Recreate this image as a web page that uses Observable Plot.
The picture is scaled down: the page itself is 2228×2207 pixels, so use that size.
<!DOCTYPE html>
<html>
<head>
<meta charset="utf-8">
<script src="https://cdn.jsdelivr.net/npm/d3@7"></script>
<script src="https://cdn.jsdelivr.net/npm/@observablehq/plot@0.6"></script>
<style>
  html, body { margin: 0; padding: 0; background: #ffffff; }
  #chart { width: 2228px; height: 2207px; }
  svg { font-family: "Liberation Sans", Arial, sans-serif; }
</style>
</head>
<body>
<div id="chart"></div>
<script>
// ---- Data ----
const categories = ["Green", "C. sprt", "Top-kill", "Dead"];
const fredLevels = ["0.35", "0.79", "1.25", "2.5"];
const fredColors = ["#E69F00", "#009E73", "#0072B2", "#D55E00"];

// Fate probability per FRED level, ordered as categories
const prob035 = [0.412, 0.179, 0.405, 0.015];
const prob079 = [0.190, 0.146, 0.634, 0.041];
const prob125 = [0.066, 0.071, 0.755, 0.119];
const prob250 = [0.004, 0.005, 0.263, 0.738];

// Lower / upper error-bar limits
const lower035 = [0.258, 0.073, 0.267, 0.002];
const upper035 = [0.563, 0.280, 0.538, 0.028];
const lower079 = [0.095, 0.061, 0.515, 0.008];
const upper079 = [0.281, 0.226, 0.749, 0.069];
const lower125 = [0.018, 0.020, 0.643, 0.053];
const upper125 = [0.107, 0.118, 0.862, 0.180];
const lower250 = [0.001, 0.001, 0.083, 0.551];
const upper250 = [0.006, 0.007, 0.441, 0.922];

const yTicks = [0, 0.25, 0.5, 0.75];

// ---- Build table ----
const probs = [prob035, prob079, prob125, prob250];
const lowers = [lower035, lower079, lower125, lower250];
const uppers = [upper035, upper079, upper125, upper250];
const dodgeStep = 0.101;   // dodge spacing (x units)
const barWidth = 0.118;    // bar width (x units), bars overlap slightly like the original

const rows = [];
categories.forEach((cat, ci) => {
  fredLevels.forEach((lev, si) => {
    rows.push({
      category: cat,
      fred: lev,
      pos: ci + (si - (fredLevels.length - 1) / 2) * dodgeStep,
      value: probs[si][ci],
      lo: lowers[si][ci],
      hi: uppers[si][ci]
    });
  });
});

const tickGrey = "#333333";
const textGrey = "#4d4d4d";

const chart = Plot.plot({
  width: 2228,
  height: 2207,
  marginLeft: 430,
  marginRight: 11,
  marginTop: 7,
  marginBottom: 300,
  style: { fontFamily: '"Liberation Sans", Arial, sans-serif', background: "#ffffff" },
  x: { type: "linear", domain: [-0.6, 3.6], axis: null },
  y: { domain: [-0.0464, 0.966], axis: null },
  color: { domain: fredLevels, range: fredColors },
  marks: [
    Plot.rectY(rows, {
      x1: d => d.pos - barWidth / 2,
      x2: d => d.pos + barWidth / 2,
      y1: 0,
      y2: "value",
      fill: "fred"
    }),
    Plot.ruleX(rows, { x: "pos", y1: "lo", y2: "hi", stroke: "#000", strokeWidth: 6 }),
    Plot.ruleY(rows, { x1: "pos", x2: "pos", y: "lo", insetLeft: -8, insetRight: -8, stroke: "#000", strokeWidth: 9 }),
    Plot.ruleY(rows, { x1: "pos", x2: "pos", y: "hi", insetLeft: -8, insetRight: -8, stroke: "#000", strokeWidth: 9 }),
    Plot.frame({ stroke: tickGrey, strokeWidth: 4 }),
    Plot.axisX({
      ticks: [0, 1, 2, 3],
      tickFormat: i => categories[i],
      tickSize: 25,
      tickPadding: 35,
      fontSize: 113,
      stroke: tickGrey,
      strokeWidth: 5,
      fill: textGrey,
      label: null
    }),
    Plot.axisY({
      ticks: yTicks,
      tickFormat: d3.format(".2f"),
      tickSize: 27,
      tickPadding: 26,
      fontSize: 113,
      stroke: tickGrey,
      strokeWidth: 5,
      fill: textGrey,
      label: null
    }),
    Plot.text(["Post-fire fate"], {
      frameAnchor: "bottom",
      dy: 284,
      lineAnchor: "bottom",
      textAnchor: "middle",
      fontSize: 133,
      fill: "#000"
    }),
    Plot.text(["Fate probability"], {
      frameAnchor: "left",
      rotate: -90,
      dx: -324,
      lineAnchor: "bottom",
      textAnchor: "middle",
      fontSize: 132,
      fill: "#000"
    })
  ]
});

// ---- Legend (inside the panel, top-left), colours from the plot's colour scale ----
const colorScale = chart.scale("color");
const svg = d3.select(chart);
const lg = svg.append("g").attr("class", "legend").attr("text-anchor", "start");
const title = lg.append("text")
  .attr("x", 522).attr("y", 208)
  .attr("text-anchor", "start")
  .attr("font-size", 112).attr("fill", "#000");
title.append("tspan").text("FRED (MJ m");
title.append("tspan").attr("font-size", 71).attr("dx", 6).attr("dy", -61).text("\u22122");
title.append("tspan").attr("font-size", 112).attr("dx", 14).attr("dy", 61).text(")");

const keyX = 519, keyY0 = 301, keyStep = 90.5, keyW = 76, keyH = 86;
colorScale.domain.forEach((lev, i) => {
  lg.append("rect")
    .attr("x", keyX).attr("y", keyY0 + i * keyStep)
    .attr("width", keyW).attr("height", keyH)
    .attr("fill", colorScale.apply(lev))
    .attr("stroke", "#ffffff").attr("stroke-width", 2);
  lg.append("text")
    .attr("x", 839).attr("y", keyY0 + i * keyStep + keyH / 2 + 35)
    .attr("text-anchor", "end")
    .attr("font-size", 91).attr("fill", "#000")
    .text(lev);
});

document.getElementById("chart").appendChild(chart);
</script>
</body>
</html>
—————
From the first line of the data above to the line holding "const prob250 = [0.004, 0.005, 0.263, 0.738];", reproduce each line exactly; emit no other lines.

• **Reply**:
Recreate this image as a web page that uses Observable Plot.
The picture is scaled down: the page itself is 2228×2207 pixels, so use that size.
<!DOCTYPE html>
<html>
<head>
<meta charset="utf-8">
<script src="https://cdn.jsdelivr.net/npm/d3@7"></script>
<script src="https://cdn.jsdelivr.net/npm/@observablehq/plot@0.6"></script>
<style>
  html, body { margin: 0; padding: 0; background: #ffffff; }
  #chart { width: 2228px; height: 2207px; }
  svg { font-family: "Liberation Sans", Arial, sans-serif; }
</style>
</head>
<body>
<div id="chart"></div>
<script>
// ---- Data ----
const categories = ["Green", "C. sprt", "Top-kill", "Dead"];
const fredLevels = ["0.35", "0.79", "1.25", "2.5"];
const fredColors = ["#E69F00", "#009E73", "#0072B2", "#D55E00"];

// Fate probability per FRED level, ordered as categories
const prob035 = [0.412, 0.179, 0.405, 0.015];
const prob079 = [0.190, 0.146, 0.634, 0.041];
const prob125 = [0.066, 0.071, 0.755, 0.119];
const prob250 = [0.004, 0.005, 0.263, 0.738];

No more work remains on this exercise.